start
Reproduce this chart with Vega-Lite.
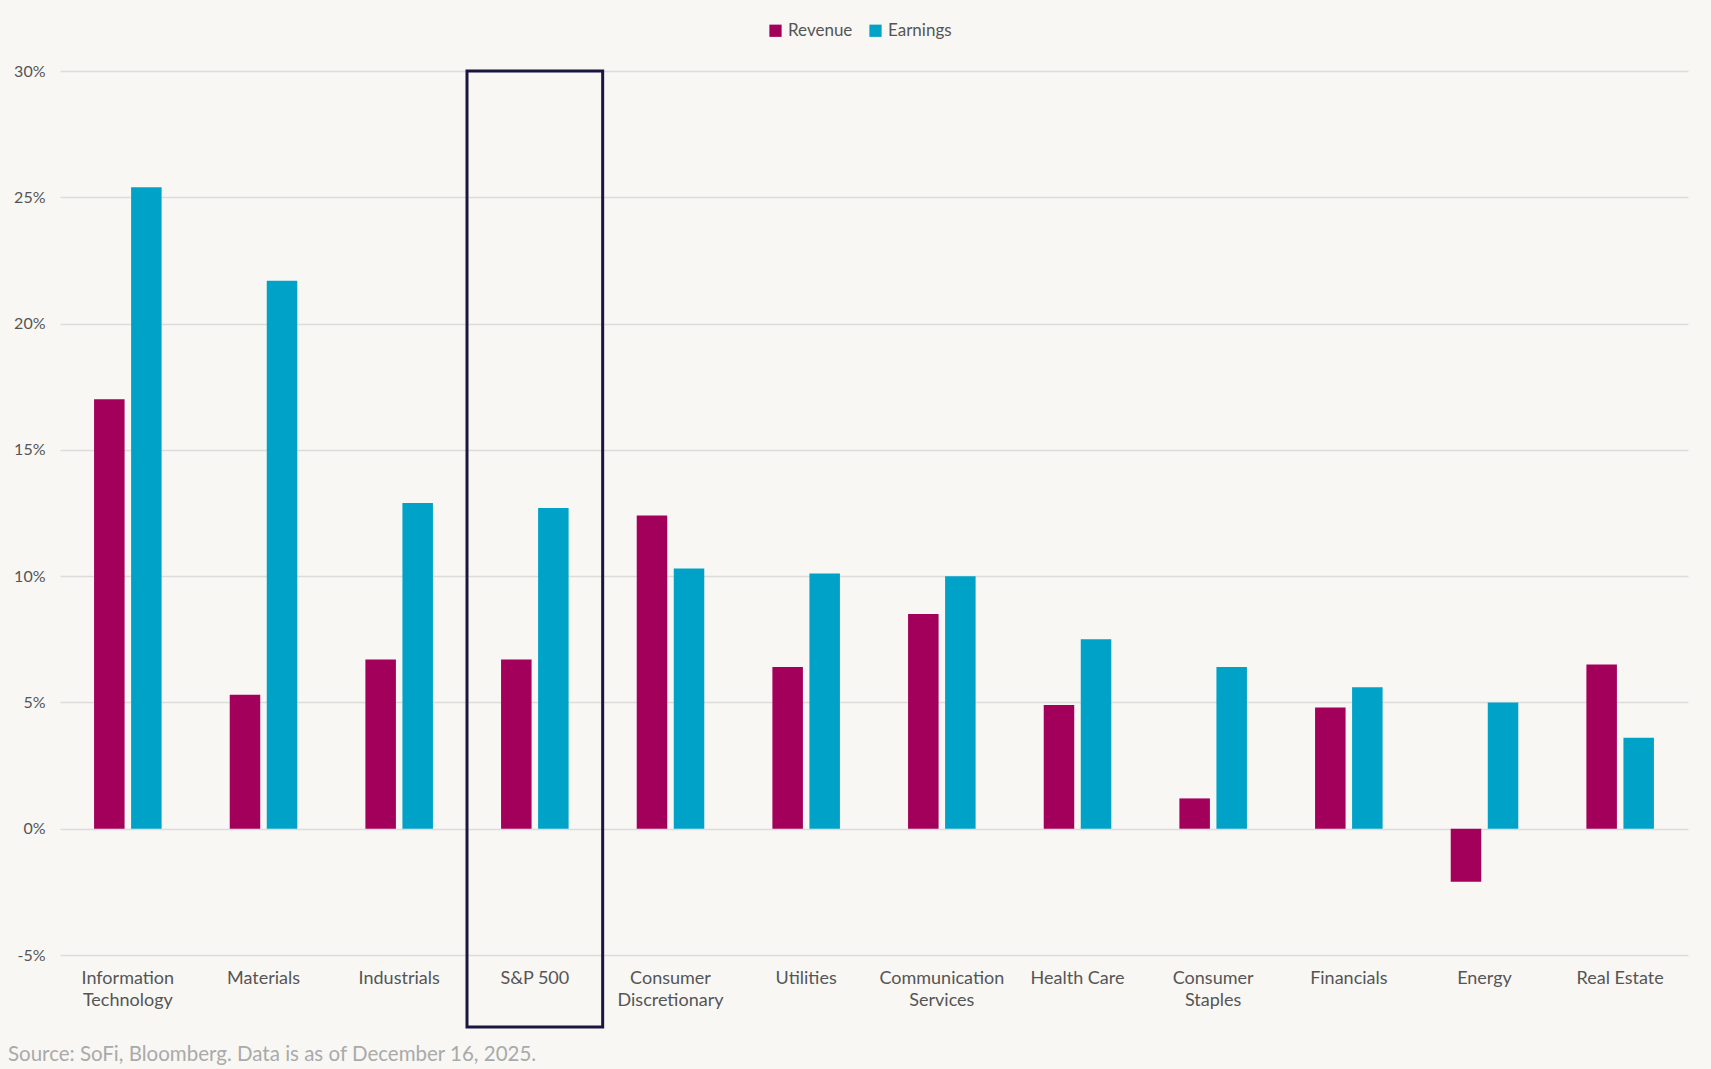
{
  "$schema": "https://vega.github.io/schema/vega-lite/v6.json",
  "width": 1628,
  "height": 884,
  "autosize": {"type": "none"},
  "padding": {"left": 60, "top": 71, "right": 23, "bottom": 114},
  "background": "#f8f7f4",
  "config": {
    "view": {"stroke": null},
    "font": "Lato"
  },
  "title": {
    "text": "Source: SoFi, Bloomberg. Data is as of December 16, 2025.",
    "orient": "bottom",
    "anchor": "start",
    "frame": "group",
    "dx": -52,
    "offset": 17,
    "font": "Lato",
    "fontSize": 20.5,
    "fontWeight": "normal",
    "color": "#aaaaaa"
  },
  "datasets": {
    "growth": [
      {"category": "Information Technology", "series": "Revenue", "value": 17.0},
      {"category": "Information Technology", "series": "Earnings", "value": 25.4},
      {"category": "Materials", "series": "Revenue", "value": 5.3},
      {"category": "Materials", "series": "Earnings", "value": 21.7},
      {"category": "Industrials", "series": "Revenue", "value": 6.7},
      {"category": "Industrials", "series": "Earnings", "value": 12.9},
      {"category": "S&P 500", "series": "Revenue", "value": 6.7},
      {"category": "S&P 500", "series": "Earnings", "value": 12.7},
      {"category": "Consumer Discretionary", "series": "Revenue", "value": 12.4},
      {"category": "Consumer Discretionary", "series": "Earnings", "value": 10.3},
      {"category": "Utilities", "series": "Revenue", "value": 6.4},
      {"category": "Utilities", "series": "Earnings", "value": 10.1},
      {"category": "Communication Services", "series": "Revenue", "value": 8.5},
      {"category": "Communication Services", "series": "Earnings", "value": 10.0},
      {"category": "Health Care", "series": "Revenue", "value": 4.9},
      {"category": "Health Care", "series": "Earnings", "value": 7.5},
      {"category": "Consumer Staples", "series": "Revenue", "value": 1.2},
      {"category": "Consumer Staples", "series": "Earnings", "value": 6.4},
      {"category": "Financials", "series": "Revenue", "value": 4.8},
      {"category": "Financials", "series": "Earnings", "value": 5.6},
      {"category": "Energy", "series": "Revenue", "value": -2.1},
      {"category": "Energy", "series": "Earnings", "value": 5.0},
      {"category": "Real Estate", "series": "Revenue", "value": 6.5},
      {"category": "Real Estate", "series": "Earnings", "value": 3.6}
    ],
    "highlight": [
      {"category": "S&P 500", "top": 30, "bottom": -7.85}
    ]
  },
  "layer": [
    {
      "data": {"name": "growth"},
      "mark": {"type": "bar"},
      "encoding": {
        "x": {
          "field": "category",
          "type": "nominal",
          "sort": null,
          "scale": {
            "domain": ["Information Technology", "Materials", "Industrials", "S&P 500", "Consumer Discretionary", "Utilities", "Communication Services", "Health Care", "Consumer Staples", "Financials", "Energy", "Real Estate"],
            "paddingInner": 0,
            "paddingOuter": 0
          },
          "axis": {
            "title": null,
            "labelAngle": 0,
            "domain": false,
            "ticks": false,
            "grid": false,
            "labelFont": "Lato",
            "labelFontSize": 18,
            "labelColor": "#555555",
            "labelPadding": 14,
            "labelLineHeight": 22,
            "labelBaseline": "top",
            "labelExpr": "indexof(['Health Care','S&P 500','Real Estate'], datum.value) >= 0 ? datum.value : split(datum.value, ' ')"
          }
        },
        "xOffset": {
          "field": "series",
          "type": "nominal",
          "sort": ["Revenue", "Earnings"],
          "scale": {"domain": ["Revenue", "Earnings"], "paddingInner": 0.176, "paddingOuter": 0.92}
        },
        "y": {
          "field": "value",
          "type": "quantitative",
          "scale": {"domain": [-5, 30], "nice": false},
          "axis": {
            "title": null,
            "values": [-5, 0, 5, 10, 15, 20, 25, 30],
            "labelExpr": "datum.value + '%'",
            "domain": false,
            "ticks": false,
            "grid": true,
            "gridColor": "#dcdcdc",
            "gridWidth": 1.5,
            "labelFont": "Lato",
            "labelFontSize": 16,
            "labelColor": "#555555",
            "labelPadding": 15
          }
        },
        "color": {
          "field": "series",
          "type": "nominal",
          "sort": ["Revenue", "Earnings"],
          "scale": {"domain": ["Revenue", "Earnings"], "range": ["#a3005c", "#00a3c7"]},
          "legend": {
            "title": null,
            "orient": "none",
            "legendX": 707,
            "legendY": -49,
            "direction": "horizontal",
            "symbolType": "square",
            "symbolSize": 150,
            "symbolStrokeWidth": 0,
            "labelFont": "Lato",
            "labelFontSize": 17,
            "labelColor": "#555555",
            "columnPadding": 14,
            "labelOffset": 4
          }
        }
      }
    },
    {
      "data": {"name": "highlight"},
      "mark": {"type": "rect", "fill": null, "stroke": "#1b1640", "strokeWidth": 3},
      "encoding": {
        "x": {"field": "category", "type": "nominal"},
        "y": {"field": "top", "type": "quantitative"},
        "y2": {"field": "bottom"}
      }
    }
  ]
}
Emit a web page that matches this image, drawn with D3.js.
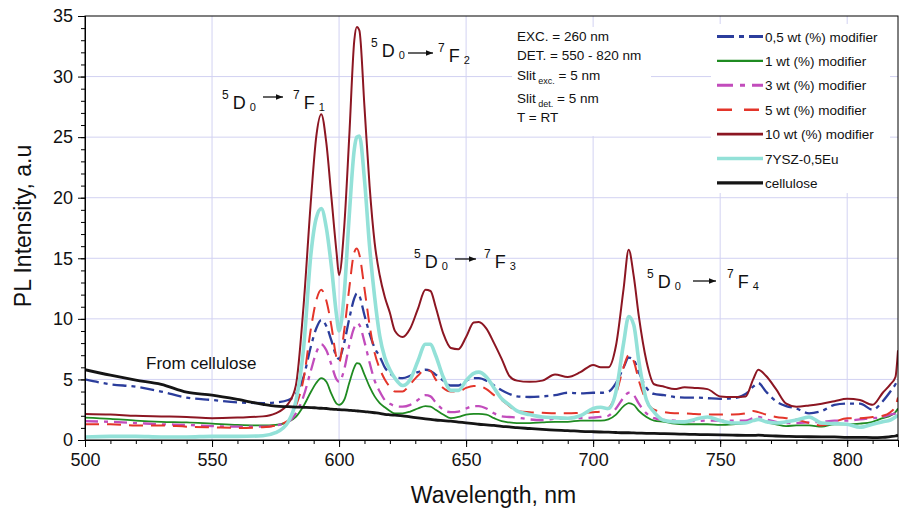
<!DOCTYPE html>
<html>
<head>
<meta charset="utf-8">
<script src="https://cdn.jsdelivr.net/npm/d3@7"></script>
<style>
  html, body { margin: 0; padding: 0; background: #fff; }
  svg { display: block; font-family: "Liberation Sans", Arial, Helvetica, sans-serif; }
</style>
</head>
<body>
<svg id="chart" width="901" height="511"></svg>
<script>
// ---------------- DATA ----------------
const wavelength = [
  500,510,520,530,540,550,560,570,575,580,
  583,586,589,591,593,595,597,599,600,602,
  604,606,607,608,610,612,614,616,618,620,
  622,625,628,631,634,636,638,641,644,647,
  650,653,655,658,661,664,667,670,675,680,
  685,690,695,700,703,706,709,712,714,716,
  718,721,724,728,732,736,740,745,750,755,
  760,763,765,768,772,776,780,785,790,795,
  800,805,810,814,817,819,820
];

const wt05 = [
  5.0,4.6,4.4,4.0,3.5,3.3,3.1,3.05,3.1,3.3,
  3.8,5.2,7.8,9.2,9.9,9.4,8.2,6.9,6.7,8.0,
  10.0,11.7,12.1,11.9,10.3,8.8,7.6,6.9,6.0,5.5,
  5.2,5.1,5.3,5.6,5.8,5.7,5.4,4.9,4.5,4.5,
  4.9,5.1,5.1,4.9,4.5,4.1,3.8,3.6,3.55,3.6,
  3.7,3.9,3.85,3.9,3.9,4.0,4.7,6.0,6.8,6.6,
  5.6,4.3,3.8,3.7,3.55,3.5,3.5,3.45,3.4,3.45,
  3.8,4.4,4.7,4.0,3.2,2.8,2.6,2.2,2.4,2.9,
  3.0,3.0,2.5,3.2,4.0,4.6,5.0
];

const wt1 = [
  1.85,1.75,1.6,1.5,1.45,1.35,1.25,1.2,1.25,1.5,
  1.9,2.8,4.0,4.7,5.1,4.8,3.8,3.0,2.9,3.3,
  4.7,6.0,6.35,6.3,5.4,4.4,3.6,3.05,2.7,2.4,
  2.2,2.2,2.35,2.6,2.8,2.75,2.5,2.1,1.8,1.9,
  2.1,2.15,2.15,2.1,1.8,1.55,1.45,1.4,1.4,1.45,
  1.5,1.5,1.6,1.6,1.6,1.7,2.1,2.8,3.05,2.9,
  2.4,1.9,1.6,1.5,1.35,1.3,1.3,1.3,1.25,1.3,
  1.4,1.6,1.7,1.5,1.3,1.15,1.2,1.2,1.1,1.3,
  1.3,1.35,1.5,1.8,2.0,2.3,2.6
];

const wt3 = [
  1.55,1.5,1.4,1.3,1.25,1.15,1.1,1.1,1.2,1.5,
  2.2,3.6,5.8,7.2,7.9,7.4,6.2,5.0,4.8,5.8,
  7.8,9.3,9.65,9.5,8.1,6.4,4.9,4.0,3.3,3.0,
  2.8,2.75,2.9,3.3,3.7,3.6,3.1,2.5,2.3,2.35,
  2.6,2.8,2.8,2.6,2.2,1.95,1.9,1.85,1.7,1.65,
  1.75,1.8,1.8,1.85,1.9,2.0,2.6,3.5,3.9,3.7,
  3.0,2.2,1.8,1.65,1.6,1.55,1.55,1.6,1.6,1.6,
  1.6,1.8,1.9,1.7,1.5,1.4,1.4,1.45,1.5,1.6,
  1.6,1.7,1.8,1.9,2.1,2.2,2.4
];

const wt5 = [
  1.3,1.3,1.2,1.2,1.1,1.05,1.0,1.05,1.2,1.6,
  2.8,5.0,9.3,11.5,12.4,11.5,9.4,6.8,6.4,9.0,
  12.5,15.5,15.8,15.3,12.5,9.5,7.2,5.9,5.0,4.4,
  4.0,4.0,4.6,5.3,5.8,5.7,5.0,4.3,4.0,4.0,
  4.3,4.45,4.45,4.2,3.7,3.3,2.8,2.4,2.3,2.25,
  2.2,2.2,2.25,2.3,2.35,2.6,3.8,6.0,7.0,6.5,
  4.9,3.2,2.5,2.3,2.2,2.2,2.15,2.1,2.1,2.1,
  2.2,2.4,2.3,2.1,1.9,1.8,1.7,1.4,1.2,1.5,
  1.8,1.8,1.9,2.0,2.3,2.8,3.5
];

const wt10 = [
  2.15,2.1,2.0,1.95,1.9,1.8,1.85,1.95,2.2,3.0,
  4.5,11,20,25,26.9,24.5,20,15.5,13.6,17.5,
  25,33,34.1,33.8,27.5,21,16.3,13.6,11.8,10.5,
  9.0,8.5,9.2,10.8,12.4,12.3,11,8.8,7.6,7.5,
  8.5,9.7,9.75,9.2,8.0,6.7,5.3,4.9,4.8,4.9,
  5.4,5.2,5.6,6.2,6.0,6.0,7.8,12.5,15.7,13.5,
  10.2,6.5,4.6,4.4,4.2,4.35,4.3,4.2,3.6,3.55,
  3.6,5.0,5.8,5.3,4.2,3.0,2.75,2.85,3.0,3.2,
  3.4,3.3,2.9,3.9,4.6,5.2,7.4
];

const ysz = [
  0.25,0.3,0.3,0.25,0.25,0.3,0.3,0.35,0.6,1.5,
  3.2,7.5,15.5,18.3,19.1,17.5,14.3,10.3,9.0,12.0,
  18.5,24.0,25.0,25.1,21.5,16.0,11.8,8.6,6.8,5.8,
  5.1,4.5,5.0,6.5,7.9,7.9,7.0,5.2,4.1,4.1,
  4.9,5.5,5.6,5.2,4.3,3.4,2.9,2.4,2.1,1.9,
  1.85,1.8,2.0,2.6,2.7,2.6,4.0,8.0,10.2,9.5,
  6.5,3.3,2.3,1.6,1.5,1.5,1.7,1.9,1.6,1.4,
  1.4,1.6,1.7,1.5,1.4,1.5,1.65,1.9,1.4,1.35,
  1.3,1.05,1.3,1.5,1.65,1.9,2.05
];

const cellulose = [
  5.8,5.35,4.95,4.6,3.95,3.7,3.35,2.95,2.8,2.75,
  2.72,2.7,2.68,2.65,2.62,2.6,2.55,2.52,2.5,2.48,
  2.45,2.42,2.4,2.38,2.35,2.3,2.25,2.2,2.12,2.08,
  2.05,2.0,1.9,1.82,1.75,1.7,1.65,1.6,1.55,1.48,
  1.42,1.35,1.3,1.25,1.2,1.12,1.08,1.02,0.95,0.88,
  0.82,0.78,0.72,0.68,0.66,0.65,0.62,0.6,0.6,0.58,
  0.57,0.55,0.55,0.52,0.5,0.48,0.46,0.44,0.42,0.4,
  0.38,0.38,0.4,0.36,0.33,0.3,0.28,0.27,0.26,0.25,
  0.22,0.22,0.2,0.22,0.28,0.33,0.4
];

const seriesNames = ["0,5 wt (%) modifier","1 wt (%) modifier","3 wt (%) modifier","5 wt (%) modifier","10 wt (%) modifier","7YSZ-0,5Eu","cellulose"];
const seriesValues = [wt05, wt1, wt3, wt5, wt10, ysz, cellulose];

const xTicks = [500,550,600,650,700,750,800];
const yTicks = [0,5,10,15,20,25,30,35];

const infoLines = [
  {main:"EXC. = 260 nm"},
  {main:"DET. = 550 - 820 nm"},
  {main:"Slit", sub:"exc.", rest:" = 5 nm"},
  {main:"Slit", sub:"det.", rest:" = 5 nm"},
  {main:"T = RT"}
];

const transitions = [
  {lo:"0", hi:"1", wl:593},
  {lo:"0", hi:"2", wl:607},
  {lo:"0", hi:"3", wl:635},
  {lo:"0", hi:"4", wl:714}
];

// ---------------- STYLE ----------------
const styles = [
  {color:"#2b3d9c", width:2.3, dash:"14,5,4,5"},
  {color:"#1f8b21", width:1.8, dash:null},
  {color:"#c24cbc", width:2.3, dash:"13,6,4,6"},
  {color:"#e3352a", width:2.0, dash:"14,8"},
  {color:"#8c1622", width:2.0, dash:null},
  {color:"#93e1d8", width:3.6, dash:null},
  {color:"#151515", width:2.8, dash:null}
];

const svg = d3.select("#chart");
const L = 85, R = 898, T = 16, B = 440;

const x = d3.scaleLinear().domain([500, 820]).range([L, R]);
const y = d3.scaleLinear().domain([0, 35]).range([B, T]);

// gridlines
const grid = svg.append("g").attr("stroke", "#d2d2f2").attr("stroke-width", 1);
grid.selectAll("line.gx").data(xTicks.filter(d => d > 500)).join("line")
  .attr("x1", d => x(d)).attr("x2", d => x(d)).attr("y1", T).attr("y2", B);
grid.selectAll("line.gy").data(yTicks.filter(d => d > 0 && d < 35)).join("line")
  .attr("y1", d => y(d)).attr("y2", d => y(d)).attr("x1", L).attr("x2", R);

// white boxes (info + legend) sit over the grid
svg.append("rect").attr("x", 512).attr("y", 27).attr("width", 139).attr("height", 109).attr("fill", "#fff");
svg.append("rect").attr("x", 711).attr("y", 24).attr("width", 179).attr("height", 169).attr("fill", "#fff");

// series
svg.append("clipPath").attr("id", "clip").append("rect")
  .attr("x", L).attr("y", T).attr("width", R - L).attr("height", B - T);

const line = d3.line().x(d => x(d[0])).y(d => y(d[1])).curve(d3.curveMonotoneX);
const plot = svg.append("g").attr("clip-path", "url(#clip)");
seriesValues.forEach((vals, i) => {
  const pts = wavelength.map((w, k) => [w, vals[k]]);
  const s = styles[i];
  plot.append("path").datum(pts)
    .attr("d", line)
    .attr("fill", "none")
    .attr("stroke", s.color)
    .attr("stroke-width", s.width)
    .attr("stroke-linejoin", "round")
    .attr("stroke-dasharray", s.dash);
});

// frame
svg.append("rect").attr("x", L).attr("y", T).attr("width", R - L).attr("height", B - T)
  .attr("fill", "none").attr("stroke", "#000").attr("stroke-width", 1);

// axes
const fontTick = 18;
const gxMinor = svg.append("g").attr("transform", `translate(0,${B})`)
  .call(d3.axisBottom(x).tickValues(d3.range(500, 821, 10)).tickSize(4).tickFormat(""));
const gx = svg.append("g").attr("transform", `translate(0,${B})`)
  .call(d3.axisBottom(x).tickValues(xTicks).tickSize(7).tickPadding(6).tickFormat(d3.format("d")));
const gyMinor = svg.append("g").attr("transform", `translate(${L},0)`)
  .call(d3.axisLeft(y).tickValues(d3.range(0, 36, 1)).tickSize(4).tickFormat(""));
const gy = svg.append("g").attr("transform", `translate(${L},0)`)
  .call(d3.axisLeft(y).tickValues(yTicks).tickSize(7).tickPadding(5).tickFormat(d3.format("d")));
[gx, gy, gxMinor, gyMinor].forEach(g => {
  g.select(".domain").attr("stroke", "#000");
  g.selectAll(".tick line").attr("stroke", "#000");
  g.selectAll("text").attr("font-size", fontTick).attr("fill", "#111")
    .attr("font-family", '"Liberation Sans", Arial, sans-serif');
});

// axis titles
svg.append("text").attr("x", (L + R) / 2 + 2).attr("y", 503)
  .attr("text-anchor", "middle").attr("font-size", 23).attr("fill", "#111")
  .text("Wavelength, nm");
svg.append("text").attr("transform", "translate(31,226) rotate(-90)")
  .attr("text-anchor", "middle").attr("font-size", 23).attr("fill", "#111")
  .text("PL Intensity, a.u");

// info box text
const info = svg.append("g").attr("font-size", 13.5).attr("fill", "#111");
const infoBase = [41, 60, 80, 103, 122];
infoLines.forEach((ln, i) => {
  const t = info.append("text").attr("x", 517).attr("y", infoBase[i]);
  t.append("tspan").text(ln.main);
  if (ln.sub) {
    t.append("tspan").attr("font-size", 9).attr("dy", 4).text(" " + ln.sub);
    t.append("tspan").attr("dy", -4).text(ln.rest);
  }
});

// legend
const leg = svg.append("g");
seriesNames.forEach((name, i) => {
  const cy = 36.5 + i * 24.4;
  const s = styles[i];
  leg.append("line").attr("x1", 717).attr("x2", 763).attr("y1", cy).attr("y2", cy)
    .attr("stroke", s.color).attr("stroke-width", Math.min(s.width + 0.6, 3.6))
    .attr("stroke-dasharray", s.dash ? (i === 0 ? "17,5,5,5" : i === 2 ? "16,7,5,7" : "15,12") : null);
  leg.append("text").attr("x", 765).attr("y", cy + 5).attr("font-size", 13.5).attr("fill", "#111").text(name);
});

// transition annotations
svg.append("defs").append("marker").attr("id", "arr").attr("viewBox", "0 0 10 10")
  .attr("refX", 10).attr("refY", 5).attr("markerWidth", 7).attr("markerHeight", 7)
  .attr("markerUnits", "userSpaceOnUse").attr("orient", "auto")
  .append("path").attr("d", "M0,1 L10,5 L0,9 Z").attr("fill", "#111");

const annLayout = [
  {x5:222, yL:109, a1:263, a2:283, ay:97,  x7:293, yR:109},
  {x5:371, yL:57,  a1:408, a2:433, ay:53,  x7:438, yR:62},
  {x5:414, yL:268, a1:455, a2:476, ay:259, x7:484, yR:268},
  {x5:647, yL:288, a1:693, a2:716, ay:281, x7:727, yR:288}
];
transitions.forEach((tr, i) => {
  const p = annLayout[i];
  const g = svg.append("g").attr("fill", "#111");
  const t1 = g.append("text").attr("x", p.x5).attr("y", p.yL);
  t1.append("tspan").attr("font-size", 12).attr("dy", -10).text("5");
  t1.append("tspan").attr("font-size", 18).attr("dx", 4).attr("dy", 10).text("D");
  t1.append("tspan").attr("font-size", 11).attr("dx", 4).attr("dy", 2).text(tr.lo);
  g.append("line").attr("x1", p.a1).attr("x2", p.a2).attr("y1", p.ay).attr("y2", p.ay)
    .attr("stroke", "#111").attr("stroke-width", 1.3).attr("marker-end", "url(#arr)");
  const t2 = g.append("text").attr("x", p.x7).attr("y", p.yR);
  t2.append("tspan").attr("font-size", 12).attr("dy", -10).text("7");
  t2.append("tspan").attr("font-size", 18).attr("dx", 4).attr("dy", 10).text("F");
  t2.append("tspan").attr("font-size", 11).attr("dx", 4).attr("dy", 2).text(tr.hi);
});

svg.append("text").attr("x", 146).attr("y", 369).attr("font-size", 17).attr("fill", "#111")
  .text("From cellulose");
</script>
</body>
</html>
end
PROBLEM STATEMENT -
Show the lines from the data above that contain the string "with".

REPLY TO THE EXERCISE -
Reproduce this chart with Vega-Lite.
Emit a web page that matches this image, drawn with D3.js.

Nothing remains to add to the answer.